In 1972, Don Rawitsch was working as a student teacher. And he faced the challenge of teaching his class about Westward expansion.
“Back at that time, students learned history by reading big thick history textbooks. And that has limitations,” Rawitsch said.
So like those early pioneers, Rawitsch decided to strike out from familiar territory. He left the textbook behind, and forged a new path: The Oregon Trail, the video game.
“It maybe was the first application that put you into a story. So you’re not viewing pioneers traveling the Oregon Trail from high above the scene; you’re right in the middle of the scene,’ Rawitsch said.
And on a recent Saturday, at Salem’s Willamette Heritage Center, more than 50 people found themselves right in the middle of the scene in a whole new way via The Oregon Trail Live, which takes video game edutainment into the real world.
“I knew that the 11-year-old version of me would be angry if I missed this opportunity, so here I am,” said Shelly Bowers. “Oh, the trail’s starting!”
Like Bowers, many of the attendees grew up playing Rawitsch’s game. They’ve driven in from all over Oregon and Washington to reenact it. They’re dressed in bonnets and fake moustaches. And some like Jason LeRoy donned homemade T-shirts with quotes from the game, in 1980s computer font.
“It says, ‘You have died of dysentery,’” said LeRoy.

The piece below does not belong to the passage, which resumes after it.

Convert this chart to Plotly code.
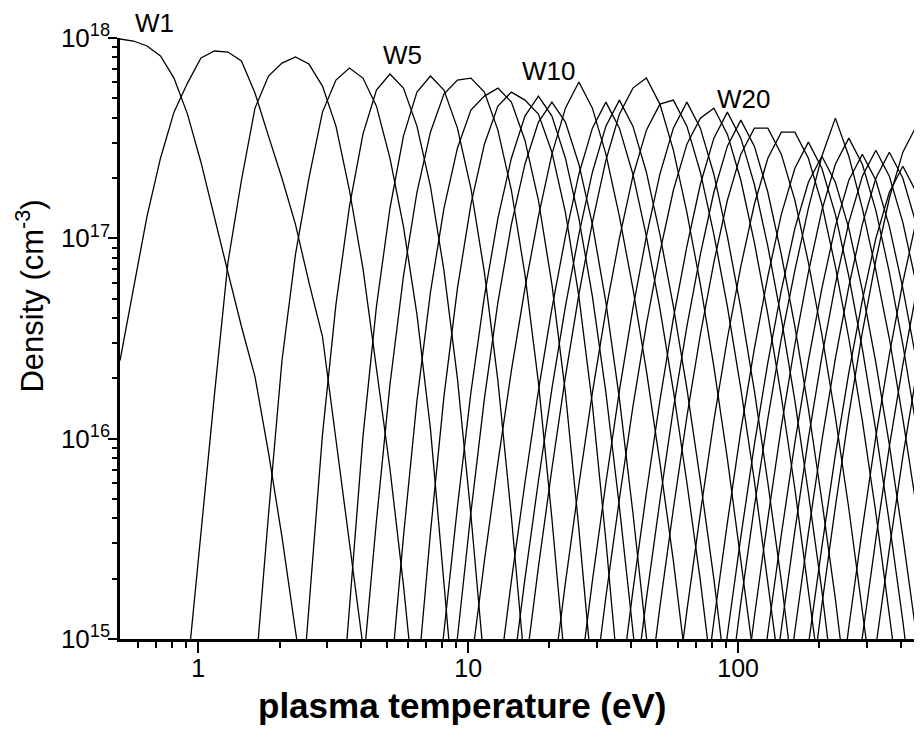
import plotly.graph_objects as go

# temperature grid of the calculation (eV), 20 points per decade
temperature_eV = [
    0.5129, 0.5754, 0.6457, 0.7244, 0.8128, 0.9120, 1.023, 1.148, 1.288, 1.445,
    1.622, 1.820, 2.042, 2.291, 2.570, 2.884, 3.236, 3.631, 4.074, 4.571,
    5.129, 5.754, 6.457, 7.244, 8.128, 9.120, 10.23, 11.48, 12.88, 14.45,
    16.22, 18.20, 20.42, 22.91, 25.70, 28.84, 32.36, 36.31, 40.74, 45.71,
    51.29, 57.54, 64.57, 72.44, 81.28, 91.20, 102.3, 114.8, 128.8, 144.5,
    162.2, 182.0, 204.2, 229.1, 257.0, 288.4, 323.6, 363.1, 407.4, 457.1,
    512.9, 575.4, 645.7, 724.4,
]

# log10 of the ion density (cm^-3) of each charge state
w1 = [17.995, 17.985, 17.96, 17.91, 17.80, 17.62, 17.38, 17.10, 16.83, 16.56, 16.31, 15.93, 15.51, 15.04, 14.6]
w2 = [16.39, 16.75, 17.11, 17.40, 17.63, 17.775, 17.90, 17.935, 17.93, 17.885, 17.725, 17.51, 17.30, 17.07, 16.78, 16.51, 15.99, 15.47, 14.97, 14.45]
w3 = [14.84, 15.54, 16.22, 16.88, 17.29, 17.65, 17.81, 17.875, 17.905, 17.87, 17.76, 17.56, 17.24, 16.85, 16.36, 15.85, 15.27, 14.6]
w4 = [14.8, 15.62, 16.39, 16.92, 17.30, 17.63, 17.79, 17.85, 17.80, 17.66, 17.40, 17.06, 16.62, 16.05, 15.28, 14.5]
w5 = [14.3, 15.17, 16.02, 16.67, 17.16, 17.52, 17.74, 17.82, 17.75, 17.56, 17.26, 16.84, 16.30, 15.62, 14.87, 14.1]
w6 = [14.3, 15.16, 16.01, 16.66, 17.15, 17.51, 17.73, 17.81, 17.74, 17.55, 17.25, 16.83, 16.29, 15.61, 14.86, 14.1]
w7 = [14.1, 14.84, 15.59, 16.27, 16.81, 17.23, 17.53, 17.72, 17.79, 17.80, 17.73, 17.54, 17.24, 16.82, 16.28, 15.60, 14.85, 14.1]
w8 = [14.0, 14.76, 15.51, 16.19, 16.73, 17.15, 17.45, 17.64, 17.71, 17.75, 17.68, 17.49, 17.19, 16.77, 16.23, 15.55, 14.8, 14.05]
w9 = [14.0, 14.78, 15.53, 16.21, 16.75, 17.17, 17.47, 17.66, 17.73, 17.69, 17.62, 17.43, 17.13, 16.71, 16.17, 15.49, 14.74, 14.0]
w10 = [14.41, 15.04, 15.66, 16.23, 16.71, 17.10, 17.40, 17.61, 17.71, 17.61, 17.40, 17.10, 16.71, 16.23, 15.66, 15.04, 14.41]
w11 = [14.38, 15.01, 15.63, 16.20, 16.68, 17.07, 17.37, 17.58, 17.68, 17.58, 17.37, 17.07, 16.68, 16.20, 15.63, 15.01, 14.38]
w12 = [14.28, 14.86, 15.39, 15.88, 16.34, 16.75, 17.11, 17.42, 17.65, 17.78, 17.65, 17.42, 17.11, 16.75, 16.34, 15.88, 15.39, 14.86, 14.28]
w13 = [14.18, 14.76, 15.29, 15.78, 16.24, 16.65, 17.01, 17.32, 17.55, 17.68, 17.55, 17.32, 17.01, 16.65, 16.24, 15.78, 15.29, 14.76, 14.18]
w14 = [14.19, 14.77, 15.30, 15.79, 16.25, 16.66, 17.02, 17.33, 17.56, 17.69, 17.56, 17.33, 17.02, 16.66, 16.25, 15.79, 15.30, 14.77, 14.19]
w15 = [14.25, 14.83, 15.36, 15.85, 16.31, 16.72, 17.08, 17.39, 17.62, 17.75, 17.80, 17.67, 17.44, 17.13, 16.77, 16.36, 15.90, 15.41, 14.88, 14.30]
w16 = [14.17, 14.75, 15.28, 15.77, 16.23, 16.64, 17.00, 17.31, 17.54, 17.67, 17.69, 17.56, 17.33, 17.02, 16.66, 16.25, 15.79, 15.30, 14.77, 14.19]
w17 = [14.18, 14.76, 15.29, 15.78, 16.24, 16.65, 17.01, 17.32, 17.55, 17.68, 17.55, 17.32, 17.01, 16.65, 16.24, 15.78, 15.29, 14.76, 14.18]
w18 = [14.1, 14.68, 15.21, 15.70, 16.16, 16.57, 16.93, 17.24, 17.47, 17.60, 17.65, 17.52, 17.29, 16.98, 16.62, 16.21, 15.75, 15.26, 14.73, 14.15]
w19 = [14.13, 14.71, 15.24, 15.73, 16.19, 16.60, 16.96, 17.27, 17.50, 17.63, 17.50, 17.27, 16.96, 16.60, 16.19, 15.73, 15.24, 14.71, 14.13]
w20 = [14.09, 14.67, 15.20, 15.69, 16.15, 16.56, 16.92, 17.23, 17.46, 17.59, 17.46, 17.23, 16.92, 16.56, 16.15, 15.69, 15.20, 14.67, 14.09]
w21 = [14.05, 14.63, 15.16, 15.65, 16.11, 16.52, 16.88, 17.19, 17.42, 17.55, 17.55, 17.42, 17.19, 16.88, 16.52, 16.11, 15.65, 15.16, 14.63, 14.05]
w22 = [14.03, 14.61, 15.14, 15.63, 16.09, 16.50, 16.86, 17.17, 17.40, 17.53, 17.53, 17.40, 17.17, 16.86, 16.50, 16.09, 15.63, 15.14, 14.61, 14.03]
w23 = [13.98, 14.56, 15.09, 15.58, 16.04, 16.45, 16.81, 17.12, 17.35, 17.48, 17.35, 17.12, 16.81, 16.45, 16.04, 15.58, 15.09, 14.56, 13.98]
w24 = [13.91, 14.49, 15.02, 15.51, 15.97, 16.38, 16.74, 17.05, 17.28, 17.41, 17.28, 17.05, 16.74, 16.38, 15.97, 15.51, 15.02, 14.49, 13.91]
w25 = [14.66, 15.18, 15.66, 16.10, 16.50, 16.84, 17.15, 17.41, 17.60, 17.41, 17.15, 16.84, 16.50, 16.10, 15.66, 15.18, 14.66]
w26 = [14.0, 14.58, 15.11, 15.60, 16.06, 16.47, 16.83, 17.14, 17.37, 17.50, 17.37, 17.14, 16.83, 16.47, 16.06, 15.60, 15.11, 14.58]
w27 = [13.92, 14.50, 15.03, 15.52, 15.98, 16.39, 16.75, 17.06, 17.29, 17.42, 17.29, 17.06, 16.75, 16.39, 15.98, 15.52, 15.03]
w28 = [13.94, 14.52, 15.05, 15.54, 16.00, 16.41, 16.77, 17.08, 17.31, 17.44, 17.31, 17.08, 16.77, 16.41, 16.00, 15.54]
w29 = [13.93, 14.51, 15.04, 15.53, 15.99, 16.40, 16.76, 17.07, 17.30, 17.43, 17.30, 17.07, 16.76, 16.40, 15.99]
w30 = [14.44, 14.97, 15.46, 15.92, 16.33, 16.69, 17.00, 17.23, 17.36, 17.23, 17.00, 16.69, 16.33]
w31 = [14.06, 14.64, 15.17, 15.66, 16.12, 16.53, 16.89, 17.20, 17.43, 17.56, 17.56, 17.43, 17.20]
w32 = [13.95, 14.53, 15.06, 15.55, 16.01, 16.42, 16.78, 17.09, 17.32, 17.45, 17.32]
w33 = [13.90, 14.48, 15.01, 15.50, 15.96, 16.37, 16.73, 17.04, 17.27, 17.40]
w34 = [13.85, 14.43, 14.96, 15.45, 15.91, 16.32, 16.68, 16.99, 17.22, 17.35]

stages = [w1, w2, w3, w4, w5, w6, w7, w8, w9, w10, w11, w12, w13, w14, w15, w16, w17,
          w18, w19, w20, w21, w22, w23, w24, w25, w26, w27, w28, w29, w30, w31, w32, w33, w34]
# index in temperature_eV of the first point of each stage
first_index = [0, 0, 5, 10, 13, 16, 17, 19, 21, 23, 24, 25, 27, 28, 29, 31, 33,
               34, 36, 37, 38, 40, 42, 43, 45, 45, 46, 47, 48, 50, 50, 52, 53, 54]

# labelled stages: text, log10(T), log10(n)
stage_labels = [("W5", 0.756, 17.915), ("W10", 1.296, 17.835), ("W20", 2.019, 17.695)]

x_major = [1, 10, 100]
x_minor = [0.6, 0.7, 0.8, 0.9, 2, 3, 4, 5, 6, 7, 8, 9,
           20, 30, 40, 50, 60, 70, 80, 90, 200, 300, 400]
y_major = [1e15, 1e16, 1e17, 1e18]
y_minor = [m * 10 ** e for e in (15, 16, 17) for m in range(2, 10)]

FONT = "Liberation Sans, Arial, Helvetica, sans-serif"

fig = go.Figure()

for i, vals in enumerate(stages):
    s = first_index[i]
    fig.add_trace(go.Scatter(
        x=temperature_eV[s:s + len(vals)],
        y=[10 ** v for v in vals],
        mode="lines",
        name="W%d" % (i + 1),
        line=dict(color="black", width=1.3),
        showlegend=False,
    ))

for txt, lx, ly in stage_labels:
    fig.add_annotation(x=lx, y=ly, xref="x", yref="y", text=txt, showarrow=False,
                       xanchor="center", yanchor="middle",
                       font=dict(family=FONT, size=26, color="black"))
# W1 sits just above the top of the axis
fig.add_annotation(x=-0.163, y=1.025, xref="x", yref="paper", text="W1", showarrow=False,
                   xanchor="center", yanchor="middle",
                   font=dict(family=FONT, size=26, color="black"))

# axis titles
fig.add_annotation(x=0.426, y=-0.11, xref="paper", yref="paper",
                   text="<b>plasma temperature (eV)</b>", showarrow=False,
                   xanchor="center", yanchor="middle",
                   font=dict(family=FONT, size=35, color="black"))
fig.add_annotation(x=-0.112, y=0.57, xref="paper", yref="paper",
                   text="Density (cm<sup>-3</sup>)", textangle=-90, showarrow=False,
                   xanchor="center", yanchor="middle",
                   font=dict(family=FONT, size=31, color="black"))

fig.update_xaxes(
    type="log", range=[-0.29, 2.681],
    tickmode="array", tickvals=x_major, ticktext=["1", "10", "100"],
    ticks="outside", ticklen=11, tickwidth=2, tickcolor="black",
    ticklabelstandoff=-6,
    minor=dict(tickmode="array", tickvals=x_minor, ticks="outside", ticklen=6,
               tickwidth=2, tickcolor="black", showgrid=False),
    showline=True, linecolor="black", linewidth=2.5,
    showgrid=False, zeroline=False,
    tickfont=dict(family=FONT, size=25, color="black"),
)
fig.update_yaxes(
    type="log", range=[15, 18],
    tickmode="array", tickvals=y_major,
    ticktext=["10<sup>15</sup>", "10<sup>16</sup>", "10<sup>17</sup>", "10<sup>18</sup>"],
    ticks="outside", ticklen=9, tickwidth=2, tickcolor="black",
    ticklabelstandoff=-7,
    minor=dict(tickmode="array", tickvals=y_minor, ticks="outside", ticklen=5,
               tickwidth=2, tickcolor="black", showgrid=False),
    showline=True, linecolor="black", linewidth=2.5,
    showgrid=False, zeroline=False,
    tickfont=dict(family=FONT, size=26, color="black"),
)

# the page body has an 8 px margin, so the figure is 8 px smaller than the window
fig.update_layout(
    width=914, height=732,
    margin=dict(l=112, r=0, t=30, b=101),
    paper_bgcolor="white", plot_bgcolor="white",
    font=dict(family=FONT, color="black"),
    showlegend=False,
)

fig.write_html("out.html")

And with a whip crack, the teams are off.
Players earn points by reenacting challenges from the game. Like the original pioneers, teams have to ford the rapids, which turn out to be roller derby girls whacking them with blue foam pool noodles.
And to emphasize the real danger of the trail, team members bury their dead—paper dolls—in a sandbox.
Writer Kelly Williams Brown came up with the event last year, when she was working as a reporter for the Salem Statesman Journal. Like many twenty-somethings, she grew up on the game.
“I remember when Facebook first started, the most popular group was ‘I tried to ford the river, but my effin’ oxen died,’” said Brown. “And the fact that an in joke from a computer game from 15 years ago would command that sort of loyalty made me think well, there’s an opportunity to do something really fun here.”
Of course, the real Oregon Trail didn’t make you try to float your wagon in a plastic kiddie pool.
But Sam Wegner, the Willamette Heritage Center’s director, says that unexpected challenges were part of the journey.
“You have to understand that these people, they laid everything on the line to go two thousand miles. And you’ve got to come, and you’ve got to stake out the claim. And you’ve got to prove it up, then you’ve got to make your life here,” Wegner said.
And as teams work toward their mock homesteads and the rain rolls in, it’s clear that pioneering spirit is still strong.
“That’s the hardy stock that’s right here, right now,” Wegner said. “That’s what makes us the great Northwest.”